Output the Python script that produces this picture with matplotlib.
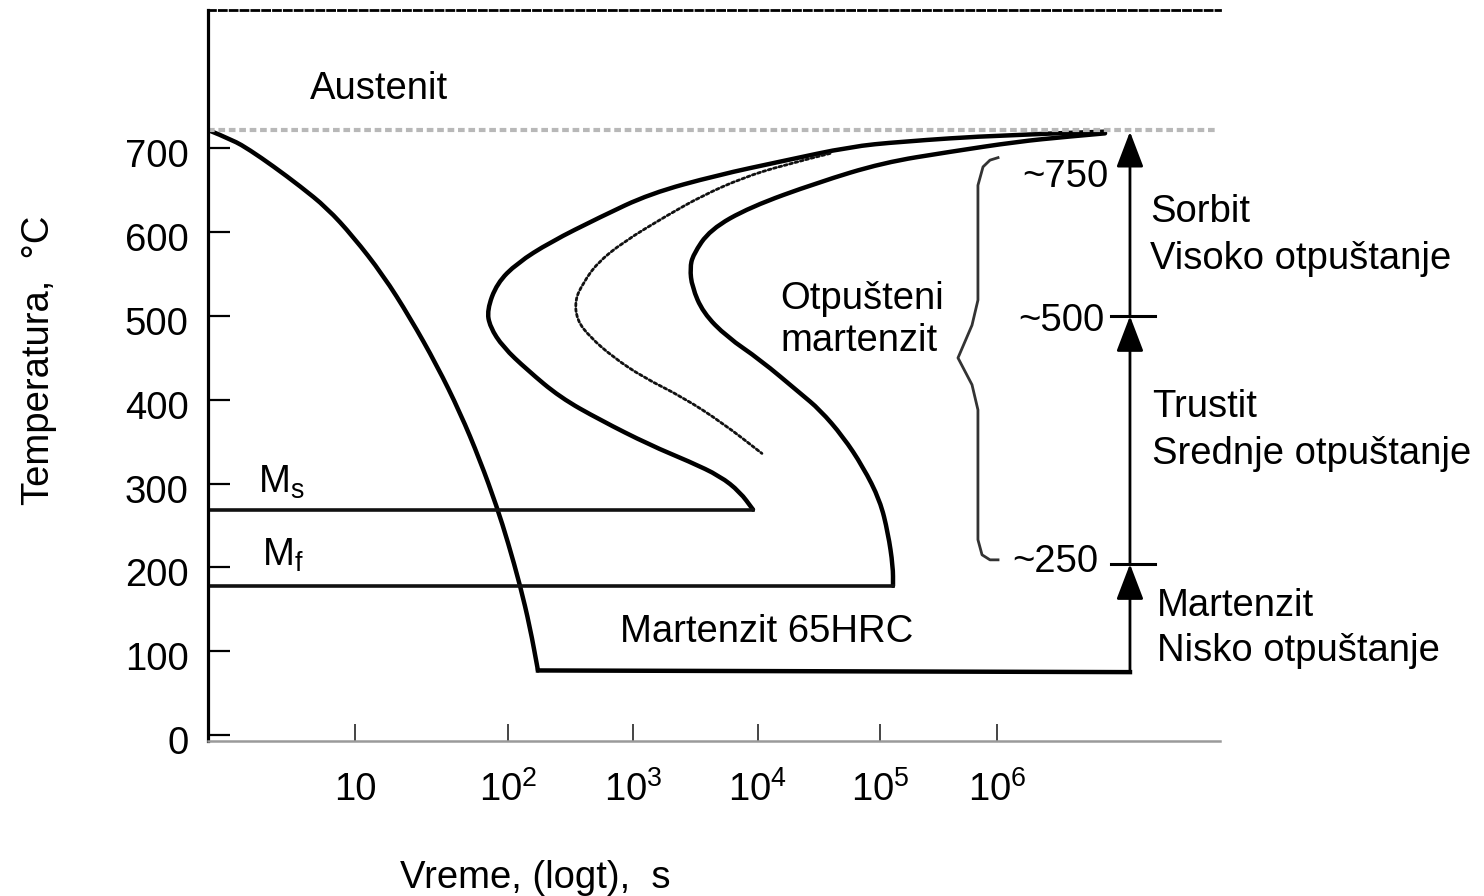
import matplotlib
matplotlib.use("Agg")
import matplotlib.pyplot as plt
import matplotlib.transforms as mtransforms
from matplotlib.path import Path
from matplotlib.patches import PathPatch

plt.rcParams['font.family'] = ['Liberation Sans', 'DejaVu Sans']
FS = 27.5

# x is log10(time) as drawn on the diagram, y is temperature in °C
x_ticks = [0.766, 2.0, 3.008, 4.016, 5.0, 5.944]
x_labels = ['10', '$\\mathregular{10^{2}}$', '$\\mathregular{10^{3}}$',
            '$\\mathregular{10^{4}}$', '$\\mathregular{10^{5}}$', '$\\mathregular{10^{6}}$']
y_ticks = [0, 100, 200, 300, 400, 500, 600, 700]

A1 = 722       # eutectoid line
Ms = 269
Mf = 178

# cooling curve down to the quench temperature
cool_t = [-0.419, -0.218, -0.081, 0.105, 0.323, 0.540, 0.750, 0.992, 1.210,
          1.427, 1.613, 1.774, 1.911, 2.0, 2.097, 2.177, 2.242]
cool_T = [722, 710, 698, 679, 655, 629, 595, 549, 498,
          441, 385, 328, 272, 230, 179, 129, 77]
quench_T = 75
arrow_x = 7.016

# start of transformation
start_t = [6.815, 5.968, 5.161, 4.758, 4.218, 3.685, 3.145, 2.742, 2.339, 2.073, 1.911,
           1.831, 1.855, 1.960, 2.153, 2.419, 2.742, 3.145, 3.468, 3.710, 3.871, 3.976]
start_T = [720, 716, 708, 702, 685, 668, 646, 618, 588, 563, 539,
           507, 487, 463, 436, 403, 376, 346, 326, 309, 290, 269]

# 50 % curve (dotted)
half_t = [4.597, 4.218, 3.895, 3.573, 3.282, 2.927, 2.718, 2.605, 2.540, 2.556,
          2.661, 2.847, 3.089, 3.411, 3.734, 4.048]
half_T = [694, 680, 665, 644, 620, 588, 563, 539, 519, 495,
          475, 451, 427, 403, 372, 336]

# end of transformation
end_t = [6.815, 6.508, 6.105, 5.565, 5.024, 4.492, 3.952, 3.629, 3.492, 3.468, 3.484,
         3.573, 3.766, 4.032, 4.355, 4.516, 4.702, 4.863, 5.0, 5.065, 5.105, 5.105]
end_T = [718, 714, 708, 696, 683, 659, 630, 603, 573, 557, 535,
         504, 475, 448, 408, 388, 356, 320, 280, 241, 201, 178]

# curly brace for tempered martensite
brace_t = [5.952, 5.887, 5.831, 5.790, 5.790, 5.742, 5.629, 5.742, 5.790, 5.790, 5.823, 5.887, 5.952]
brace_T = [689, 686, 678, 656, 519, 489, 450, 418, 388, 233, 215, 209, 209]

# vertical arrow with tempering ranges
arrow_levels = [75, 204, 500, 720]
arrow_marks = [500, 204]


def smooth_path(xs, ys):
    # quadratic bezier through the midpoints, so the hand drawn curves stay round
    verts = [(xs[0], ys[0])]
    codes = [Path.MOVETO]
    for i in range(1, len(xs) - 1):
        verts.append((xs[i], ys[i]))
        verts.append(((xs[i] + xs[i + 1]) / 2, (ys[i] + ys[i + 1]) / 2))
        codes += [Path.CURVE3, Path.CURVE3]
    verts.append((xs[-1], ys[-1]))
    codes.append(Path.LINETO)
    return Path(verts, codes)


def draw_curve(ax, xs, ys, **kw):
    patch = PathPatch(smooth_path(xs, ys), fill=False, capstyle='round', joinstyle='round', **kw)
    ax.add_patch(patch)


fig = plt.figure(figsize=(14.84, 8.96), dpi=100)
ax = fig.add_axes([208 / 1484, 1 - 741 / 896, 1012 / 1484, 731 / 896])
ax.set_xlim(-0.419, 7.742)
ax.set_ylim(-7.2, 865.2)

ax.spines['right'].set_visible(False)
ax.spines['left'].set_linewidth(2.3)
ax.spines['bottom'].set_color('#9a9a9a')
ax.spines['bottom'].set_linewidth(1.8)
ax.spines['top'].set_linestyle((0, (2.5, 1.4)))
ax.spines['top'].set_linewidth(2)

ax.set_xticks(x_ticks)
ax.set_xticklabels(x_labels)
ax.set_yticks(y_ticks)
ax.tick_params(axis='y', direction='in', length=16, width=1.6, pad=14, labelsize=FS)
ax.tick_params(axis='x', direction='in', length=12, width=1.4, color='#444444', pad=22, labelsize=FS)
offset = mtransforms.ScaledTranslation(0, -5 / 100, fig.dpi_scale_trans)
for lab in ax.get_yticklabels():
    lab.set_transform(lab.get_transform() + offset)

ax.plot([-0.419, 7.70], [A1, A1], color='#b8b8b8', lw=3, ls=(0, (1.6, 0.9)))

draw_curve(ax, cool_t, cool_T, edgecolor='black', lw=3.2)
ax.plot([cool_t[-1], arrow_x], [cool_T[-1], quench_T], color='black', lw=3.2)
draw_curve(ax, start_t, start_T, edgecolor='black', lw=3.2)
draw_curve(ax, end_t, end_T, edgecolor='black', lw=3.2)
draw_curve(ax, half_t, half_T, edgecolor='#111111', lw=2, linestyle=(0, (1.0, 1.0)))
ax.plot([-0.419, start_t[-1]], [Ms, Ms], color='#111111', lw=2.6)
ax.plot([-0.419, end_t[-1]], [Mf, Mf], color='#111111', lw=2.6)
ax.plot(brace_t, brace_T, color='#333333', lw=2, solid_joinstyle='round')

for lo, hi in zip(arrow_levels[:-1], arrow_levels[1:]):
    ax.annotate('', xy=(arrow_x, hi), xytext=(arrow_x, lo),
                arrowprops=dict(arrowstyle='-|>,head_length=1.1,head_width=0.42',
                                mutation_scale=20, color='black', lw=2,
                                shrinkA=0, shrinkB=0))
for m in arrow_marks:
    ax.plot([arrow_x - 0.15, arrow_x + 0.2], [m, m], color='black', lw=2.2)

# labels inside the diagram
ax.text(0.403, 759, 'Austenit', fontsize=FS)
ax.text(-0.016, 289, '$\\mathregular{M_s}$', fontsize=FS)
ax.text(0.016, 202, '$\\mathregular{M_f}$', fontsize=FS)
ax.text(2.903, 111, 'Martenzit 65HRC', fontsize=FS)
ax.text(4.194, 508, 'Otpušteni', fontsize=FS)
ax.text(4.194, 458, 'martenzit', fontsize=FS)
ax.text(6.145, 654, '~750', fontsize=FS)
ax.text(6.113, 482, '~500', fontsize=FS)
ax.text(6.065, 194, '~250', fontsize=FS)
ax.text(7.177, 612, 'Sorbit', fontsize=FS, clip_on=False)
ax.text(7.177, 556, 'Visoko otpuštanje', fontsize=FS, clip_on=False)
ax.text(7.194, 380, 'Trustit', fontsize=FS, clip_on=False)
ax.text(7.194, 323, 'Srednje otpuštanje', fontsize=FS, clip_on=False)
ax.text(7.234, 142, 'Martenzit', fontsize=FS, clip_on=False)
ax.text(7.234, 88, 'Nisko otpuštanje', fontsize=FS, clip_on=False)

fig.text(0.026, 0.598, 'Temperatura,  °C', rotation=90, fontsize=FS, ha='center', va='center')
fig.text(400 / 1484, 1 - 878 / 896, 'Vreme, (logt),  s', fontsize=FS, ha='left', va='center')

fig.savefig('out.png', dpi=100)
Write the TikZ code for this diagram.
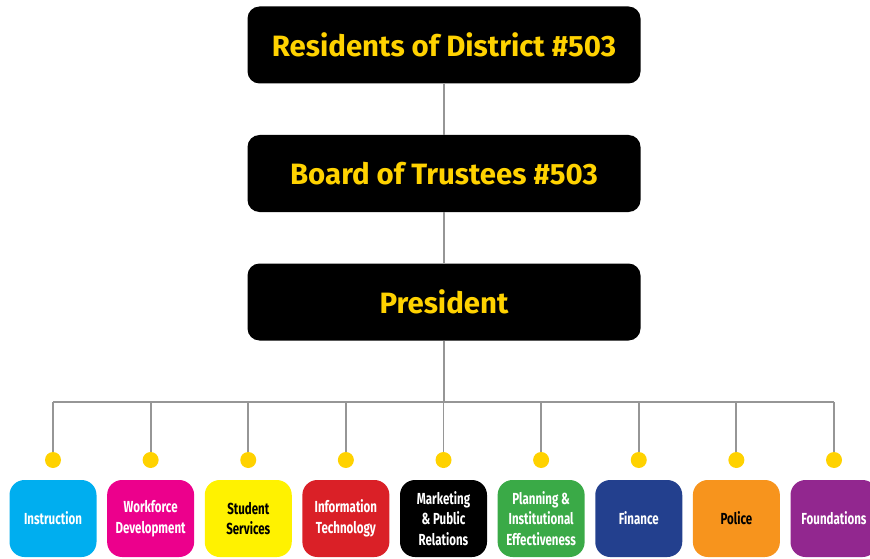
\documentclass[tikz,border=0pt]{standalone}
\usepackage{fontspec}
\setmainfont{Fira Sans}
\newfontfamily\narrowfont[FakeStretch=0.72]{Fira Sans}
\usetikzlibrary{positioning}

\definecolor{gold}{RGB}{255,210,0}
\definecolor{linegray}{RGB}{150,150,150}
\definecolor{instcol}{RGB}{0,174,239}
\definecolor{workcol}{RGB}{236,0,140}
\definecolor{studcol}{RGB}{255,242,0}
\definecolor{infocol}{RGB}{218,32,39}
\definecolor{markcol}{RGB}{0,0,0}
\definecolor{plancol}{RGB}{58,170,71}
\definecolor{fincol}{RGB}{35,64,142}
\definecolor{polcol}{RGB}{247,148,29}
\definecolor{fndcol}{RGB}{146,39,143}

\tikzset{
  head/.style={rectangle, rounded corners=12pt, fill=black, text=gold,
    minimum width=393pt, minimum height=77pt,
    font=\bfseries\fontsize{29.4}{32}\selectfont},
  dept/.style={rectangle, rounded corners=15pt, minimum width=87pt,
    minimum height=77pt, align=center, inner sep=1pt,
    font=\narrowfont\bfseries\fontsize{16}{20.5}\selectfont},
  knob/.style={circle, fill=gold, minimum size=16pt, inner sep=0pt},
  link/.style={draw=linegray, line width=1.8pt}
}

\begin{document}
\begin{tikzpicture}[x=1pt,y=-1pt,node distance=128.5pt,on grid]
  \useasboundingbox (0,0) rectangle (870,559);
  \node[head] (res) at (444,45) {Residents of District \#503};
  \node[head] (board) [below=of res] {Board of Trustees \#503};
  \node[head] (pres) [below=of board] {President};
  \coordinate (bus) at (444,402);

  \draw[link] (res) -- (board);
  \draw[link] (board) -- (pres);
  \draw[link] (pres) -- (bus);

  % departments
  \foreach \i/\fillc/\inkc/\txt in {
      1/instcol/white/Instruction,
      2/workcol/white/Workforce\\Development,
      3/studcol/black/Student\\Services,
      4/infocol/white/Information\\Technology,
      5/markcol/white/Marketing\\\& Public\\Relations,
      6/plancol/white/Planning \&\\Institutional\\Effectiveness,
      7/fincol/white/Finance,
      8/polcol/black/Police,
      9/fndcol/white/Foundations}{
    \node[knob] (k\i) at ({53+(\i-1)*97.625},460) {};
    \node[dept, fill=\fillc, text=\inkc] (d\i) at ({53+(\i-1)*97.625},518.5) {\txt};
    \draw[link] (k\i |- bus) -- (k\i);
  }
  \draw[link] (k1 |- bus) -- (k9 |- bus);
\end{tikzpicture}
\end{document}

****************************************

* _Exercise prompt_
In the entries above, count every line containing the word "with". Write only the total.

* _Expected answer_
2